Much breath and ink have been wasted on the question of whether, given the judgements passed upon them, William Waldegrave and Sir Nicholas Lyell should be sacked. Certainly they should but the argument about their fate is a distraction. A dozen other senior Tories who are now out of office - a number of them ennobled - have been found equally at fault. This is not a matter of one or two bad apples, but a barrel-load of rot. Scott describes a whole government which for years has treated public opinion and the House of Commons as mere irritants and has come to regard truth as a substance of infinite elasticity. Lord Howe told Scott there was "nothing necessarily open to criticism in incompatibility between policy and presentation of policy". In other words, the Government thinks it has a licence to lie.
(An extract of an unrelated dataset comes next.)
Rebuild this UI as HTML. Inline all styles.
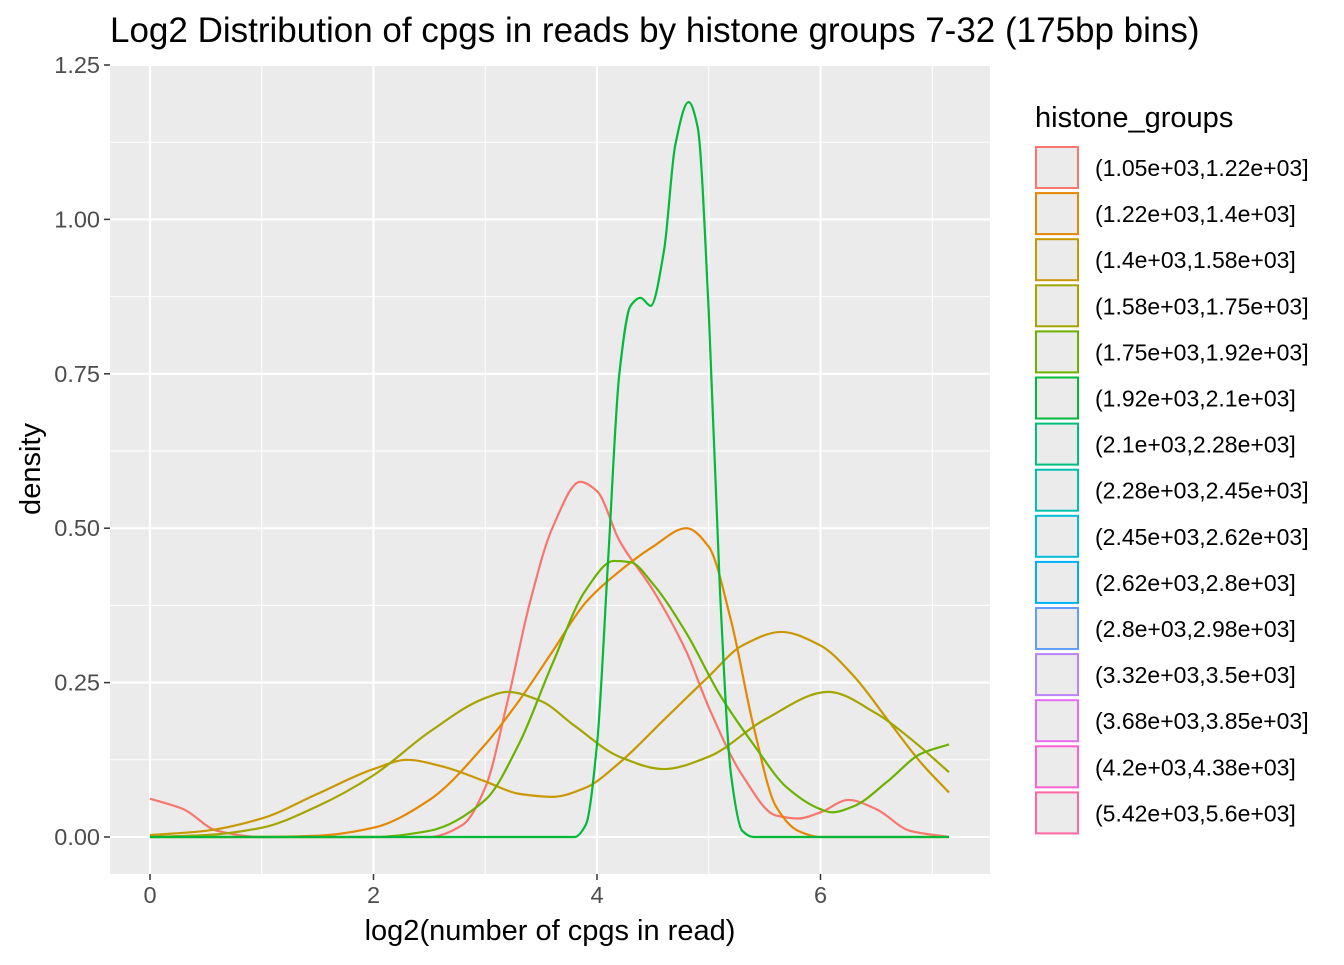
<!DOCTYPE html>
<html><head><meta charset="utf-8"><style>
body{margin:0;background:#fff;font-family:"Liberation Sans",sans-serif;}
</style></head><body>
<svg id="chart" width="1344" height="960" xmlns="http://www.w3.org/2000/svg">
<text x="110" y="42" font-size="35" fill="#000">Log2 Distribution of cpgs in reads by histone groups 7-32 (175bp bins)</text>
<rect x="110" y="64" width="880" height="810" fill="#EBEBEB"/>
<g id="grid"></g>
<g id="series"></g>
<g id="axes"></g>
<text x="550" y="940" font-size="29" text-anchor="middle" fill="#000">log2(number of cpgs in read)</text>
<text transform="translate(40,469) rotate(-90)" font-size="29" text-anchor="middle" fill="#000">density</text>
<text x="1035" y="127" font-size="29" fill="#000">histone_groups</text>
<g id="legend"></g>
</svg>
<script>
const xTicks=[0,2,4,6];
const yTicks=[0,0.25,0.5,0.75,1,1.25];
const yTickLabels=["0.00","0.25","0.50","0.75","1.00","1.25"];
const groups=["(1.05e+03,1.22e+03]","(1.22e+03,1.4e+03]","(1.4e+03,1.58e+03]","(1.58e+03,1.75e+03]","(1.75e+03,1.92e+03]","(1.92e+03,2.1e+03]","(2.1e+03,2.28e+03]","(2.28e+03,2.45e+03]","(2.45e+03,2.62e+03]","(2.62e+03,2.8e+03]","(2.8e+03,2.98e+03]","(3.32e+03,3.5e+03]","(3.68e+03,3.85e+03]","(4.2e+03,4.38e+03]","(5.42e+03,5.6e+03]"];
const colors=["#F8766D","#E58700","#C99800","#A3A500","#6BB100","#00BA38","#00BF7D","#00C0AF","#00BCD8","#00B0F6","#619CFF","#B983FF","#E76BF3","#FD61D1","#FF67A4"];
const s0x=[0,0.3,0.6,1,2,2.5,2.8,3.0,3.2,3.4,3.6,3.85,4.0,4.2,4.5,4.8,5.0,5.3,5.6,5.8,6.0,6.25,6.5,6.8,7.15];
const s0y=[0.062,0.045,0.01,0,0,0,0.02,0.08,0.22,0.38,0.5,0.575,0.56,0.48,0.4,0.3,0.21,0.1,0.035,0.03,0.04,0.06,0.045,0.01,0];
const s1x=[0,1,1.5,2,2.5,3,3.3,3.6,3.9,4.2,4.5,4.8,5.0,5.2,5.4,5.6,5.8,6,7.15];
const s1y=[0,0,0.002,0.015,0.06,0.15,0.22,0.3,0.38,0.43,0.47,0.5,0.47,0.35,0.18,0.05,0.01,0,0];
const s2x=[0,0.5,1,1.5,2,2.3,2.6,3,3.3,3.6,3.9,4.2,4.6,5,5.3,5.65,6,6.3,6.6,6.9,7.15];
const s2y=[0.003,0.01,0.03,0.07,0.11,0.125,0.115,0.09,0.07,0.065,0.08,0.12,0.19,0.26,0.31,0.332,0.31,0.26,0.19,0.12,0.072];
const s3x=[0,0.5,1,1.5,2,2.5,3,3.2,3.5,3.8,4.2,4.6,5.0,5.5,6.07,6.5,6.8,7.15];
const s3y=[0,0.003,0.015,0.05,0.1,0.17,0.225,0.235,0.22,0.18,0.13,0.11,0.13,0.19,0.235,0.2,0.16,0.105];
const s4x=[0,2,2.5,3,3.3,3.6,3.9,4.15,4.3,4.5,4.8,5.1,5.4,5.7,6.0,6.1,6.3,6.6,6.9,7.15];
const s4y=[0,0,0.01,0.06,0.15,0.28,0.4,0.447,0.445,0.41,0.33,0.23,0.15,0.08,0.045,0.04,0.05,0.09,0.135,0.15];
const s5x=[0,3.8,3.9,4.0,4.1,4.2,4.3,4.39,4.48,4.6,4.7,4.82,4.9,5.0,5.1,5.2,5.3,5.4,7.15];
const s5y=[0,0,0.02,0.15,0.45,0.75,0.86,0.873,0.86,0.95,1.12,1.19,1.15,0.85,0.4,0.1,0.01,0,0];
const seriesX=[s0x,s1x,s2x,s3x,s4x,s5x];
const seriesY=[s0y,s1y,s2y,s3y,s4y,s5y];

const X=v=>150+v*111.75;
const Y=v=>837-v*617.6;
const NS="http://www.w3.org/2000/svg";
function mk(tag,attrs,parent){const e=document.createElementNS(NS,tag);for(const k in attrs)e.setAttribute(k,attrs[k]);parent.appendChild(e);return e;}
const grid=document.getElementById('grid'),axes=document.getElementById('axes'),ser=document.getElementById('series'),leg=document.getElementById('legend');
for(let i=0;i<yTicks.length;i++){
  const y=Y(yTicks[i]);
  const l=mk('line',{x1:110,x2:990,y1:y,y2:y,stroke:'#fff','stroke-width':2.1},grid);
  
  
  if(i<yTicks.length-1){const ym=Y((yTicks[i]+yTicks[i+1])/2);
    const m=mk('line',{x1:110,x2:990,y1:ym,y2:ym,stroke:'#fff','stroke-width':1},grid);
    
    }
  const t=mk('line',{x1:104,x2:110,y1:y,y2:y,stroke:'#333','stroke-width':1.5},axes);
  
  
  const tx=mk('text',{x:100,y:y+8,'font-size':23.5,'text-anchor':'end',fill:'#4D4D4D'},axes);
  tx.textContent=yTickLabels[i];
  
  
}
for(let i=0;i<xTicks.length;i++){
  const x=X(xTicks[i]);
  const l=mk('line',{x1:x,x2:x,y1:64,y2:874,stroke:'#fff','stroke-width':2.1},grid);
  
  
  const xm=X(xTicks[i]+1);
  const m=mk('line',{x1:xm,x2:xm,y1:64,y2:874,stroke:'#fff','stroke-width':1},grid);
  
  
  const t=mk('line',{x1:x,x2:x,y1:874,y2:880,stroke:'#333','stroke-width':1.5},axes);
  
  
  const tx=mk('text',{x:x,y:903,'font-size':23.5,'text-anchor':'middle',fill:'#4D4D4D'},axes);
  tx.textContent=xTicks[i];
  
  
}
// monotone cubic (Fritsch-Carlson) path
function path(xs,ys){
  const n=xs.length,px=xs.map(X),py=ys.map(Y);
  const d=[],m=new Array(n);
  for(let i=0;i<n-1;i++)d.push((py[i+1]-py[i])/(px[i+1]-px[i]));
  m[0]=d[0];m[n-1]=d[n-2];
  for(let i=1;i<n-1;i++){
    if(d[i-1]*d[i]<=0)m[i]=0;
    else{const h0=px[i]-px[i-1],h1=px[i+1]-px[i];m[i]=3*(h0+h1)/((2*h1+h0)/d[i-1]+(h1+2*h0)/d[i]);}
  }
  let s='M'+px[0]+','+py[0];
  for(let i=0;i<n-1;i++){
    const h=(px[i+1]-px[i])/3;
    s+=' C'+(px[i]+h)+','+(py[i]+m[i]*h)+' '+(px[i+1]-h)+','+(py[i+1]-m[i+1]*h)+' '+px[i+1]+','+py[i+1];
  }
  return s;
}
for(let s=0;s<seriesX.length;s++){
  const e=mk('path',{d:path(seriesX[s],seriesY[s]),fill:'none',stroke:colors[s],'stroke-width':2.2},ser);
  
  
}
for(let i=0;i<groups.length;i++){
  const y=147+i*46.1;
  const r=mk('rect',{x:1036,y:y,width:42,height:41,fill:'#EBEBEB',stroke:colors[i],'stroke-width':2},leg);
  
  
  const t=mk('text',{x:1095,y:y+29,'font-size':23,fill:'#000'},leg);
  t.textContent=groups[i];
  
  
}
</script>
</body></html>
Ministers lived by it in the 1980s, they have been living by it since the Scott report was published and they will no doubt go on living by it until they are stopped. Perhaps they can no longer distinguish between the truth and whatever version of events will keep them in office. The only solution for the electorate is to doubt the veracity of anything they say, on the grounds that any words uttered may be the mere presentation of policy and not necessarily the policy itself. Who is to know what ministers are up to, or what they may be tempted to do? Chopping off a Waldegrave or a Lyell will make no difference; government secrecy has become a beast with many heads. Tory backbenchers are slowly learning that, for years, they have been duped as systematically as the rest of us. We should hope that, in tomorrow's Commons debate, enough of them will find the pride and the courage to inflict the defeat that the Government deserves.